Service life of steel and wood poles in different areas in Saudi Arabia is shortened due to severe corrosivity of the environment caused by abundance corrosive species in soil, groundwater and atmosphere. This leads to collapse of the poles prematurely much earlier than their design life. This is a serious problem faced by electricity companies in Saudi Arabia.

Therefore, the objective of this proposed research is to identify best performing coating system that protects poles against corrosive action of environment in Saudi Arabia.

Following a thorough literature review, several coating systems will be selected for testing in laboratory and field. The selected coating systems will be subjected to accelerated testing in the laboratory using salt spray chamber (SSC) in accordance with ASTM standard procedures. The performance of each coating system will be evaluated utilizing electrochemical corrosion monitoring methods.
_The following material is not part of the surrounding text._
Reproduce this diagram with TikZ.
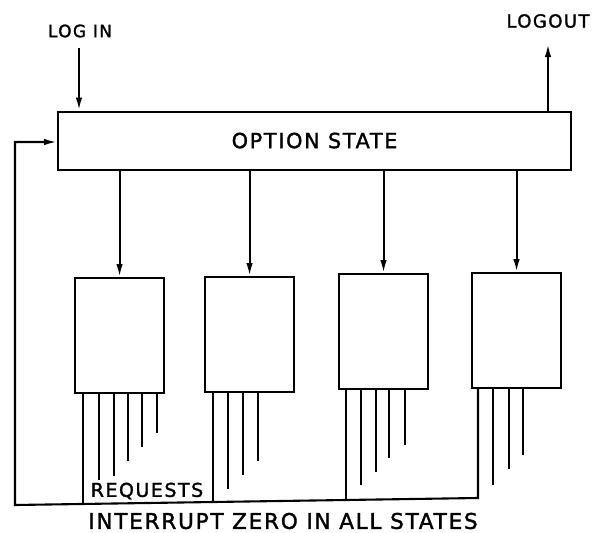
\documentclass[tikz,border=0pt]{standalone}
\usepackage{fontspec}
\setmainfont{DejaVu Sans}
\newfontfamily\lbl[LetterSpace=8,FakeBold=1.5]{DejaVu Sans}
\usetikzlibrary{arrows.meta,calc}
\begin{document}
\begin{tikzpicture}[x=1pt,y=-1pt,
  line width=2.1pt,
  box/.style={draw,rectangle,line width=2.1pt,minimum width=89pt,minimum height=115pt,inner sep=0pt,anchor=north west},
  arr/.style={line width=2.1pt,-{Latex[length=13pt,width=6.5pt]}},
  txt/.style={inner sep=0pt}]
\useasboundingbox (0,0) rectangle (592,533);
% main state
\node[draw,rectangle,line width=2.1pt,minimum width=513pt,minimum height=58pt,inner sep=0pt,anchor=north west,
      font=\lbl\fontsize{20.8}{23}\selectfont] (opt) at (57,110.5) {\raisebox{-2pt}{OPTION STATE}};
% sub-state boxes
\node[box] (b1) at (74,277) {};
\node[box] (b2) at (204,276) {};
\node[box] (b3) at (338,273) {};
\node[box] (b4) at (471,272) {};
% arrows to boxes
\foreach \b in {b1,b2,b3,b4}
  \draw[arr] (\b.north |- opt.south) -- (\b.north);
% log in / logout
\node[txt,font=\lbl\fontsize{17}{19}\selectfont] (login) at (80,31) {LOG IN};
\node[txt,font=\lbl\fontsize{18}{20}\selectfont] (logout) at (548,21) {LOGOUT};
\coordinate (lin) at (79,48);
\coordinate (lout) at (548,44);
\draw[arr] (lin) -- (lin |- opt.north);
\draw[arr] (lout |- opt.north) -- (lout);
% request lines
\foreach \x/\y in {99/480,114/476,128/461,142/447,157/433}
  \draw (\x,0 |- b1.south) -- (\x,\y);
\foreach \x/\y in {228/489,243/475,258/461}
  \draw (\x,0 |- b2.south) -- (\x,\y);
\foreach \x/\y in {361/485,376/472,389/458,405/445}
  \draw (\x,0 |- b3.south) -- (\x,\y);
\foreach \x/\y in {493/485,509/469,523/455}
  \draw (\x,0 |- b4.south) -- (\x,\y);
% interrupt zero bus
\coordinate (busR) at (478,498);
\coordinate (busL) at (15,505);
\coordinate (fb) at (15,142);
\draw (83,0 |- b1.south) -- (83,504);
\draw (213,0 |- b2.south) -- (213,502);
\draw (346,0 |- b3.south) -- (346,500);
\draw[arr] (478,0 |- b4.south) -- (busR) -- (busL) -- (fb) -- (fb -| opt.west);
% labels
\node[txt,font=\lbl\fontsize{19}{21}\selectfont] (req) at (147,491) {REQUESTS};
\node[txt,font=\lbl\fontsize{21.6}{24}\selectfont] (intz) at (283,521) {INTERRUPT ZERO IN ALL STATES};
\end{tikzpicture}
\end{document}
Three or four of the best performing coating systems in the accelerated tests will be exposed to severely corrosive environmental conditions at Jubail Industrial City (JIC), which combines both marine and industrial atmospheres. Coated panel specimens will be exposed to underground and above ground environments. They will be subjected to thorough inspection, test and analysis to determine their performance under field conditions. The investigations will be done according to ASTM standards, and will also involve the use of techniques such as SEM, EDS, XRD, FTIR, and/or AC impedance.


"Assessment of Inhibitor Effectiveness for Carbon Dioxide Corrosion (Sweet Corrosion) in Oil/Gas Industry"

Corrosion problems related to carbon dioxide (CO2) in the produced fluids have been a source of failure in production equipment. Damages have been observed in down-hole equipment, tubings, flowlines between the well-head and the process unit and in the process unit itself. The problems are caused by the corrosive effect of carbonic acid produced from the dissolution of carbon dioxide gas in water phases.

The objective of this project is to investigate an effective inhibitor system that will reduce or prevent CO2-induced corrosion (sweet corrosion) in oil/gas production facilities.

The methodology of investigation will include laboratory tests at high temperature and pressure conditions in autoclave, rotating disc tests to elucidate effect of flowing fluid on corrosion, and recirculating loop tests. The tests will be carried out using simulated down-hole solutions with and without inhibitors.

The specimens, before and after corrosion tests with and without inhibitors, will be evaluated by gravimetric weight-loss method and electrochemical techniques for determination of corrosion rate and effectiveness of inhibitors. In addition, SEM, EDS, FTIR, and/or NMR methods will be utilized to study the chemistry of corrosion reactions and morphology of corroding specimens.

The results will be of great significance for oil/gas producing industry such as Saudi Aramco.